Vita Nova’s camp had been held for some years, but took a prolonged hiatus until this year under Rainis’ leadership.

Rainis started her chef instructor position last fall, but Vita Nova wasn’t new to her, as she went through the program as a UD student.

“I like to say it’s my sixth year, but first as an instructor,” she said.

It’s fun to demystify cooking at the camp, Rainis said. “A lot of my students, even at the college level, come in really intimidated to a kitchen … there’s a lot of hesitation when they’re using a knife and using heat.”

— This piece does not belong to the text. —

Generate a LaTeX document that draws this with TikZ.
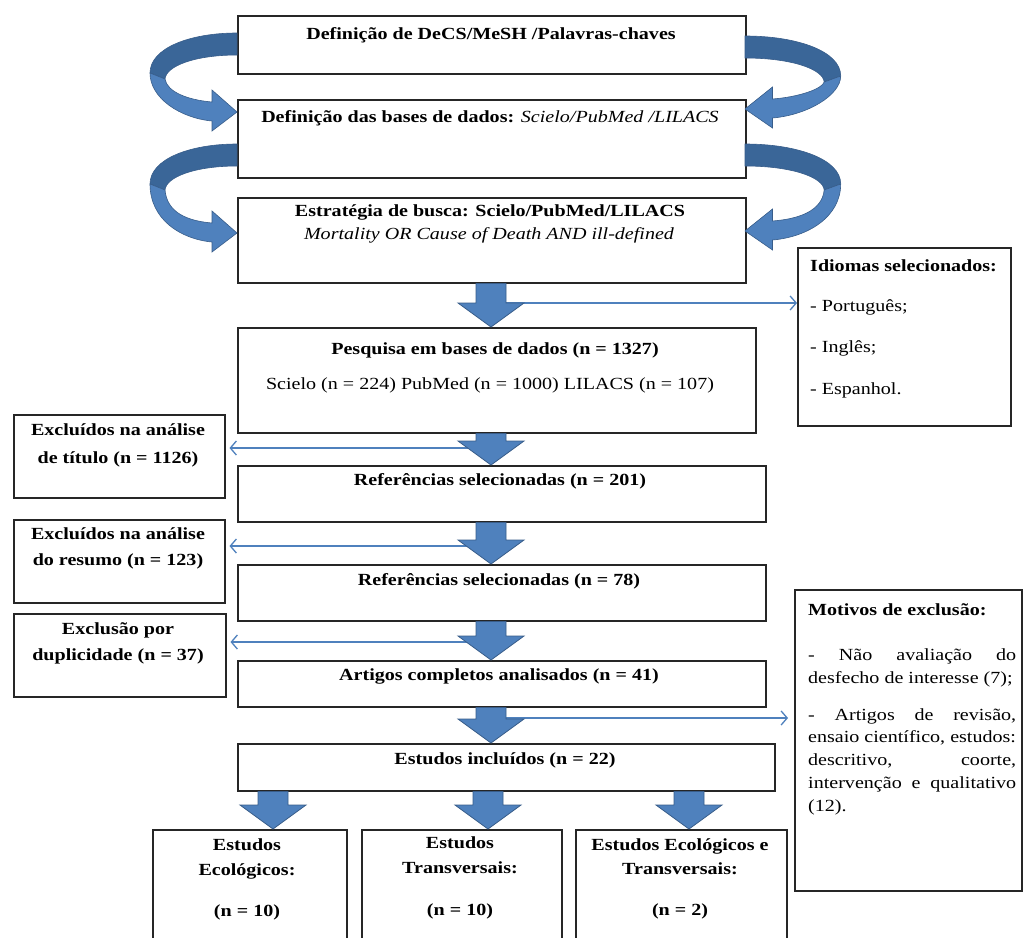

Although Rainis never helped with the summer program while she was in college, this is not her first culinary camp rodeo. At a previous job, she started and ran camps for kids and also taught high school students. She’s tapped into a lot of what she learned to help restart Livin’ La Vita Nova.

There’s limited room in the kitchen (and a limit to how many kids staff can keep an eye on), so attendance is capped at 15 each week.

“We filled up very quickly this year, which was fantastic,” Rainis said.

Sessions feature games and themes like baking day or around-the-world day, and campers even get hospitality tips and lessons on table manners and etiquette from Vita Nova restaurant manager Lacey Leatherwood. At the end, kids can demonstrate their new skills and prepare lunch in a showcase for their families and other visitors, like Srikanth Beldona, chair of the hospitality department, and Vita Nova Director Nick Waller.

The finale was on the mind of camper Emily Koffenberger, age 9, from Pennsylvania. “It’s really fun,” she said of camp, “and on Friday we get to make dishes by ourselves, and we get to choose what dish we want to make.”

“The students get really excited to kind of show off, so that’s always a fun day,” Rainis said, and kids end up making everything from goulash to cobbler.

Koffenberger said she wanted to learn how to cook dinner all by herself.

“Same,” added Emerson Rogalski, age 10, of Newark, who was helping make sugar cookies.

“I think this camp was really fun and exciting because it teaches us new tricks and tips and makes us better chefs, so if that’s something you want to pursue you can,” said another cookie maker, Norah Durbano, age 11, also from Newark.

The camp also results in delicious meals. Not too many summer campers can say they made their own lunch.

After Black Team squeaked out a win in the competition, thanks to extra attention to safety, the campers were left to admire the results of their work.

“Everyone has to take pictures of these because they’re so cool,” Koffenberger said, holding up her phone.